Kolkata, Jan. 28 A group of market participants expecting a cut in cash reserve ratio or in repo rate by the Reserve Bank of India tomorrow, picked up interest sensitive sector stocks. BSE Auto Index closed in the green along with the Bankex among 13 sector indices.

Auto stocks were among the perceived beneficiaries of the easier interest regime in the near future. Bajaj Auto, a component of both the Sensex and Nifty albeit with lower weight, was the top gainer among the blue chips and finished up 8.8 per cent. However, the traded quantity did not suggest a strong demand for the two-wheeler counter.

Of the 15 Auto Index stocks, which included tyre, battery and component counters too, six advanced and nine declined.

According to analysts, automobile sector growth partially depends on the interest rate movement. Moreover, a sharp cut in interest rate for automobile loans is ruled out – only a soft bias is expected from the Central banker. Some feel the automobile market may see a shift in dynamics, where demand could rise but margins could be under pressure.

According to Mr Gul Teckchandani, an equity strategist, currently there is no indication of a slowdown in growth for the sector.

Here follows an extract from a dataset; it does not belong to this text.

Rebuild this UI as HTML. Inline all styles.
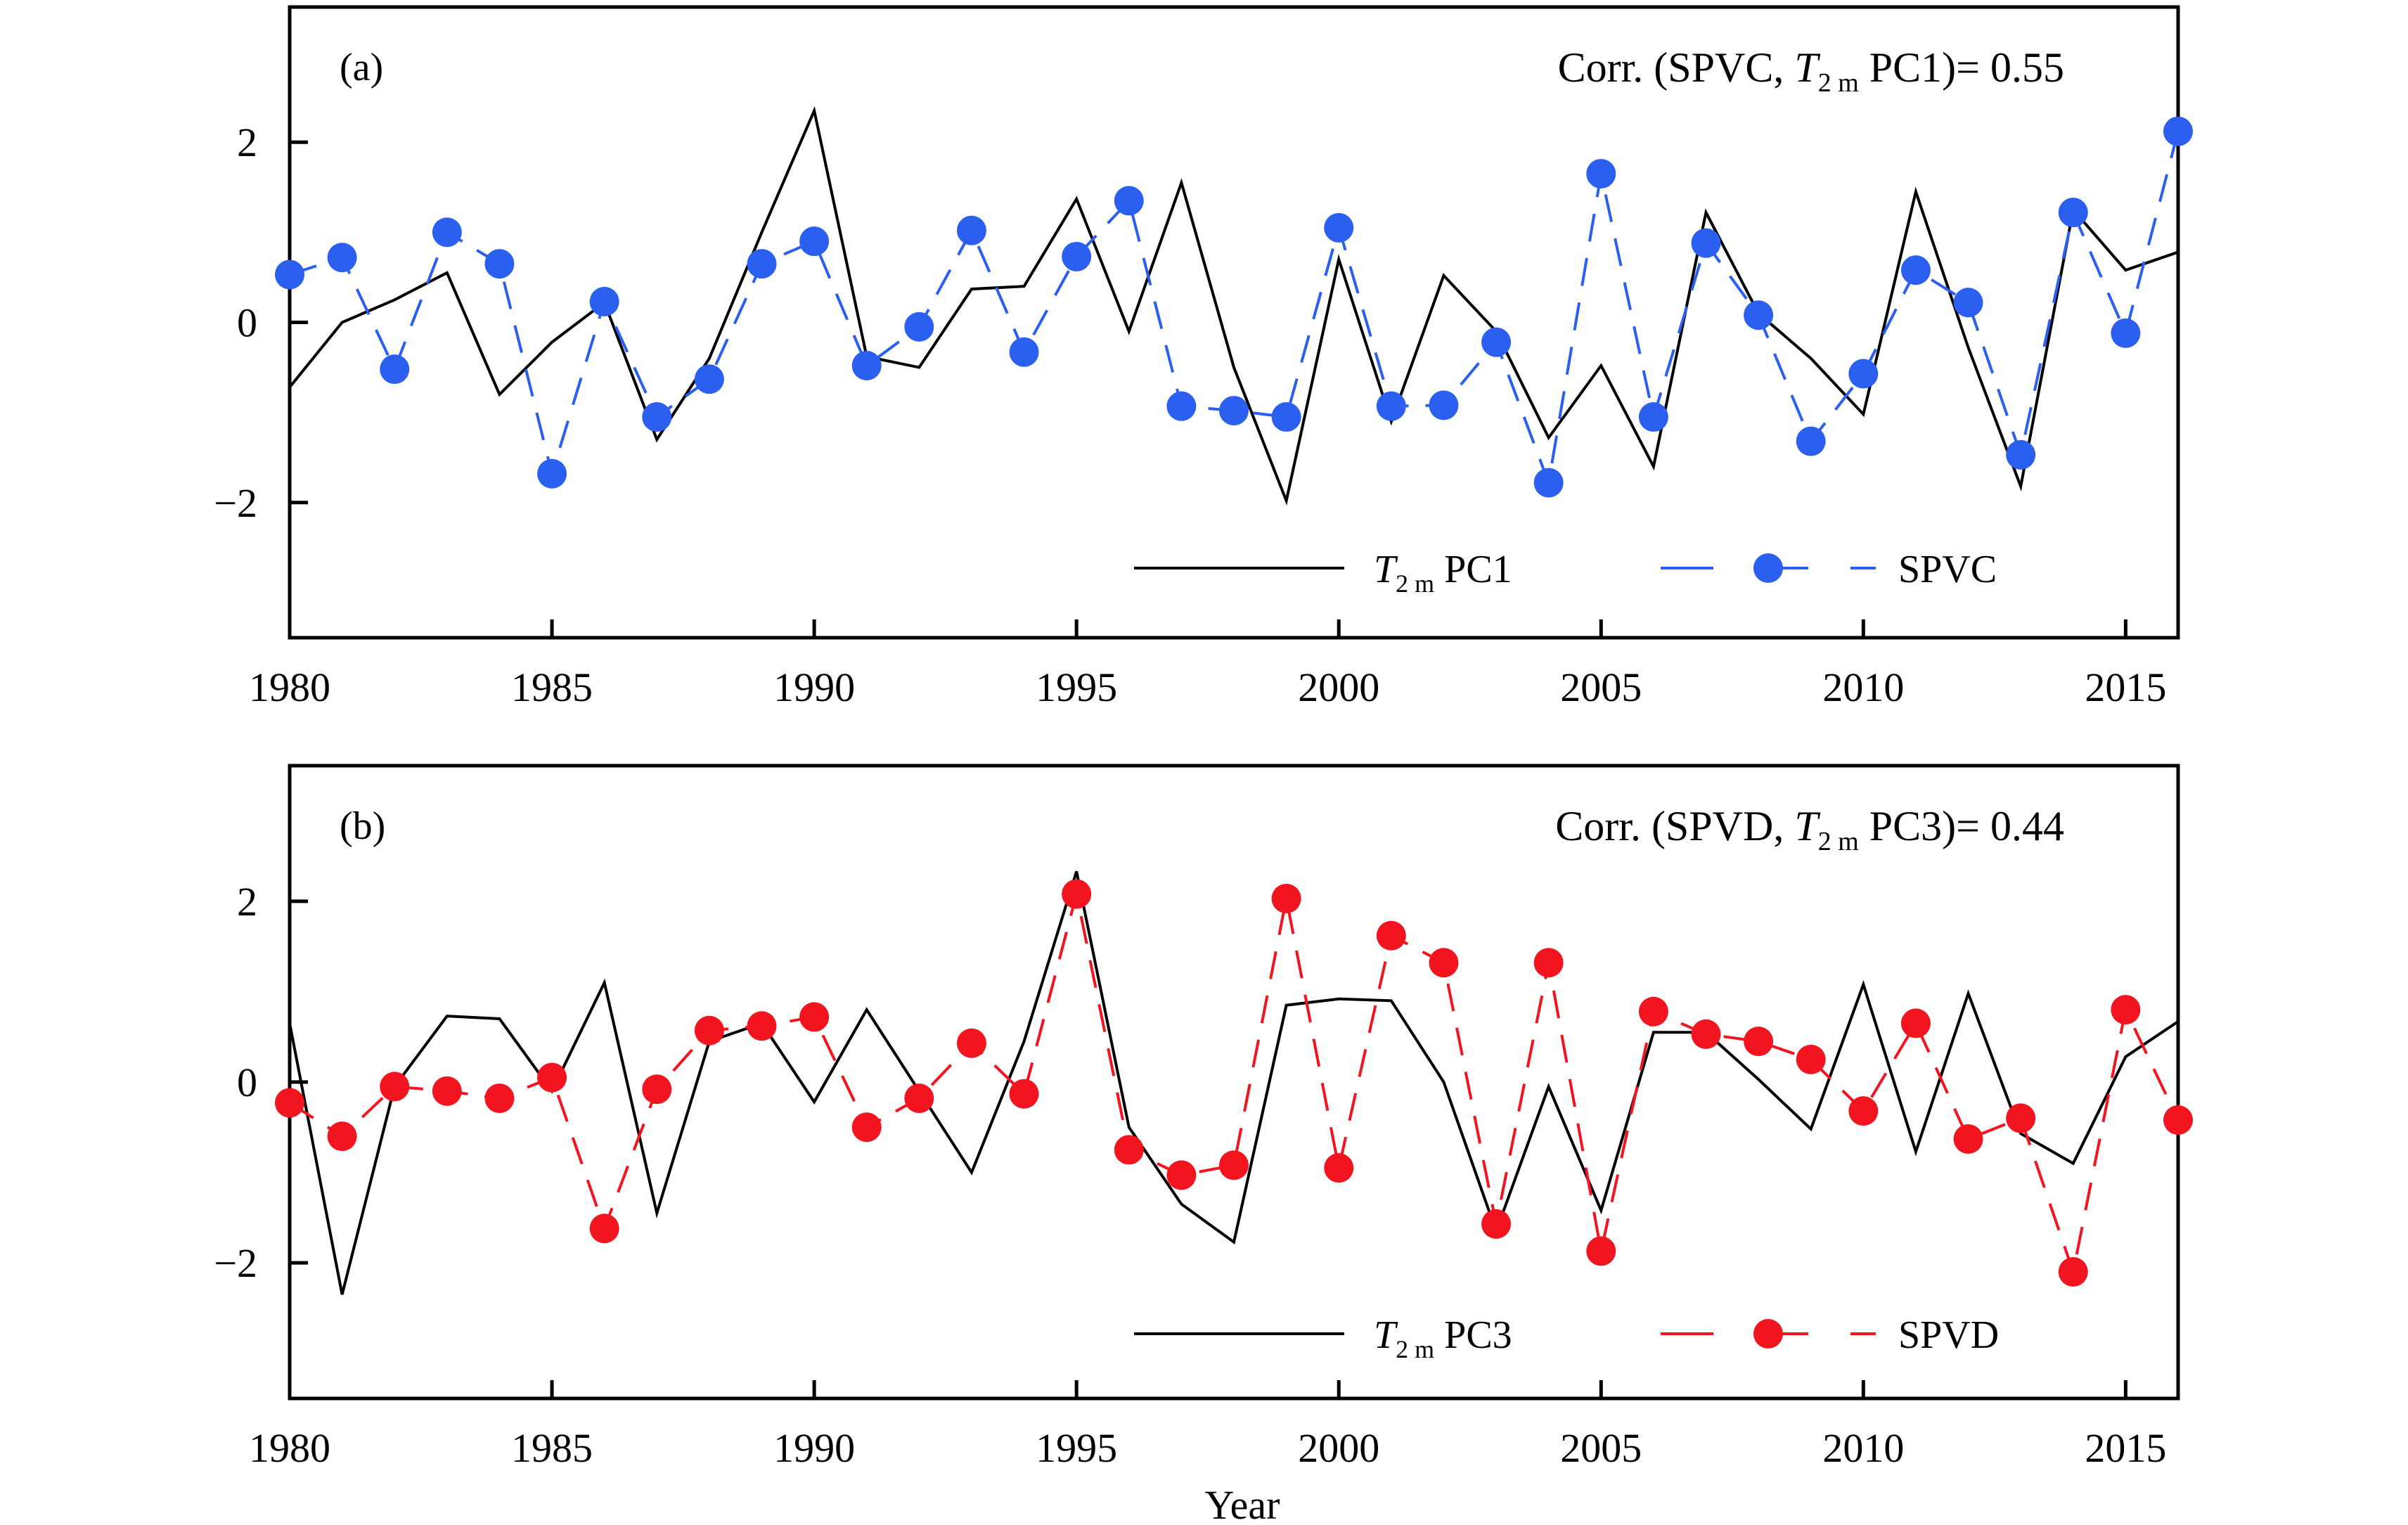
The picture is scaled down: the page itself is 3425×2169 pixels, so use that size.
<!DOCTYPE html>
<html><head><meta charset="utf-8">
<style>
html,body{margin:0;padding:0;background:#fff;}
svg{display:block;font-family:"Liberation Serif","DejaVu Serif",serif;}
</style></head>
<body>
<svg id="chart" width="3425" height="2169" viewBox="0 0 3425 2169" xmlns="http://www.w3.org/2000/svg"></svg>
<script>
const years = [];
for (let y = 1980; y <= 2016; y++) years.push(y);
const xTicks = [1980, 1985, 1990, 1995, 2000, 2005, 2010, 2015];
const yTicks = [-2, 0, 2];
const yTickLabels = ["\u22122", "0", "2"];
const t2mPC1 = [-0.72,0.0,0.25,0.55,-0.8,-0.22,0.22,-1.3,-0.4,1.0,2.35,-0.38,-0.5,0.37,0.4,1.37,-0.1,1.55,-0.5,-1.98,0.7,-1.1,0.52,-0.1,-1.28,-0.48,-1.6,1.22,0.1,-0.4,-1.02,1.45,-0.28,-1.82,1.25,0.58,0.78];
const spvc = [0.53,0.72,-0.52,1.0,0.65,-1.68,0.23,-1.05,-0.63,0.65,0.9,-0.48,-0.05,1.02,-0.33,0.73,1.35,-0.93,-0.98,-1.05,1.05,-0.93,-0.92,-0.22,-1.78,1.65,-1.05,0.88,0.08,-1.32,-0.57,0.58,0.22,-1.47,1.22,-0.12,2.12];
const t2mPC3 = [0.65,-2.35,-0.05,0.73,0.7,-0.1,1.1,-1.45,0.45,0.65,-0.22,0.8,-0.1,-1.0,0.45,2.33,-0.5,-1.35,-1.77,0.85,0.92,0.9,0.0,-1.65,-0.05,-1.42,0.55,0.55,0.03,-0.52,1.08,-0.77,0.98,-0.57,-0.9,0.28,0.67];
const spvd = [-0.23,-0.6,-0.05,-0.1,-0.18,0.05,-1.62,-0.08,0.57,0.62,0.72,-0.5,-0.18,0.43,-0.13,2.08,-0.75,-1.03,-0.92,2.03,-0.95,1.62,1.32,-1.57,1.32,-1.87,0.78,0.53,0.45,0.25,-0.32,0.65,-0.63,-0.4,-2.1,0.8,-0.42];

const NS = "http://www.w3.org/2000/svg";
const svg = document.getElementById("chart");
function mk(tag, attrs, parent) {
  const e = document.createElementNS(NS, tag);
  for (const k in attrs) e.setAttribute(k, attrs[k]);
  (parent || svg).appendChild(e);
  return e;
}
const X0 = 412, X1 = 3098;
function xs(yr) { return X0 + (yr - 1980) * (X1 - X0) / 36; }

function panel(opt) {
  const top = opt.top, bot = opt.bot;
  const ys = v => top + (3.5 - v) * (bot - top) / 7;
  const g = mk("g", {});
  
  
  const fr = mk("rect", {x: X0, y: top, width: X1 - X0, height: bot - top, fill: "none", stroke: "#000", "stroke-width": 5}, g);
  
  
  xTicks.forEach(t => {
    const x = xs(t);
    const l = mk("line", {x1: x, x2: x, y1: bot, y2: bot - 26, stroke: "#000", "stroke-width": 5}, g);
    
    
    const tx = mk("text", {x: x, y: bot + 90, "font-size": 58, "text-anchor": "middle"}, g);
    tx.textContent = t;
    
    
  });
  yTicks.forEach((t, i) => {
    const y = ys(t);
    const l = mk("line", {x1: X0, x2: X0 + 26, y1: y, y2: y, stroke: "#000", "stroke-width": 5}, g);
    
    
    const tx = mk("text", {x: 366, y: y + 20, "font-size": 58, "text-anchor": "end"}, g);
    tx.textContent = yTickLabels[i];
    
    
  });
  const pb = mk("polyline", {points: years.map((yr, i) => xs(yr) + "," + ys(opt.black[i])).join(" "), fill: "none", stroke: "#000", "stroke-width": 4, "stroke-linejoin": "miter"}, g);
  
  
  const pc = mk("polyline", {points: years.map((yr, i) => xs(yr) + "," + ys(opt.col[i])).join(" "), fill: "none", stroke: opt.color, "stroke-width": 4, "stroke-dasharray": "40 24"}, g);
  
  
  years.forEach((yr, i) => {
    const c = mk("circle", {cx: xs(yr), cy: ys(opt.col[i]), r: 21, fill: opt.color}, g);
    
    
  });
  const pl = mk("text", {x: 483, y: top + 104, "font-size": 56}, g);
  pl.textContent = opt.label;
  
  
  const ct = mk("text", {x: 2936, y: top + 106, "font-size": 60, "text-anchor": "end"}, g);
  ct.innerHTML = 'Corr. (' + opt.colName.toUpperCase() + ', <tspan font-style="italic">T</tspan><tspan font-size="38" dy="14">2 m</tspan><tspan dy="-14"> ' + opt.pc + ')= ' + opt.corr + '</tspan>';
  
  
  const ly = opt.legY;
  const lg = mk("g", {}, g);
  
  
  mk("line", {x1: 1613, x2: 1912, y1: ly, y2: ly, stroke: "#000", "stroke-width": 4}, lg);
  const l1 = mk("text", {x: 1954, y: ly + 20, "font-size": 56}, lg);
  l1.innerHTML = '<tspan font-style="italic">T</tspan><tspan font-size="36" dy="14">2 m</tspan><tspan dy="-14"> ' + opt.pc + '</tspan>';
  
  
  mk("line", {x1: 2362, x2: 2668, y1: ly, y2: ly, stroke: opt.color, "stroke-width": 4, "stroke-dasharray": "75 60"}, lg);
  mk("circle", {cx: 2515, cy: ly, r: 21, fill: opt.color}, lg);
  const l2 = mk("text", {x: 2700, y: ly + 20, "font-size": 56}, lg);
  l2.textContent = opt.colName.toUpperCase();
  
  
}
panel({name: "panel-a", top: 10, bot: 907, black: t2mPC1, col: spvc, color: "#2a5ff0", blackName: "t2m-pc1", colName: "spvc", pc: "PC1", corr: "0.55", label: "(a)", legY: 808});
panel({name: "panel-b", top: 1089, bot: 1989, black: t2mPC3, col: spvd, color: "#f2141e", blackName: "t2m-pc3", colName: "spvd", pc: "PC3", corr: "0.44", label: "(b)", legY: 1897});
const xl = mk("text", {x: 1767, y: 2160, "font-size": 58, "text-anchor": "middle"});
xl.textContent = "Year";


</script>
</body></html>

However, going forward, it needs to be monitored how the economy pans out. “If the economy slows down, it would impact the sector,” he added.

Motilal Oswal, however, in a recent report, maintains a positive view on the sector and expects the robust industry growth to resume after a breather in FY08 for segments such as two-wheelers and medium and heavy commercial vehicles, while passenger vehicles and LCVs are expected to sustain a healthy growth rate.

Angel Broking also sees a positive outlook for the sector on growth in domestic demand.

According to Mr Ajay Jaiswal of Angel, the auto ancillaries stocks may fare better than the vehicle manufacturers.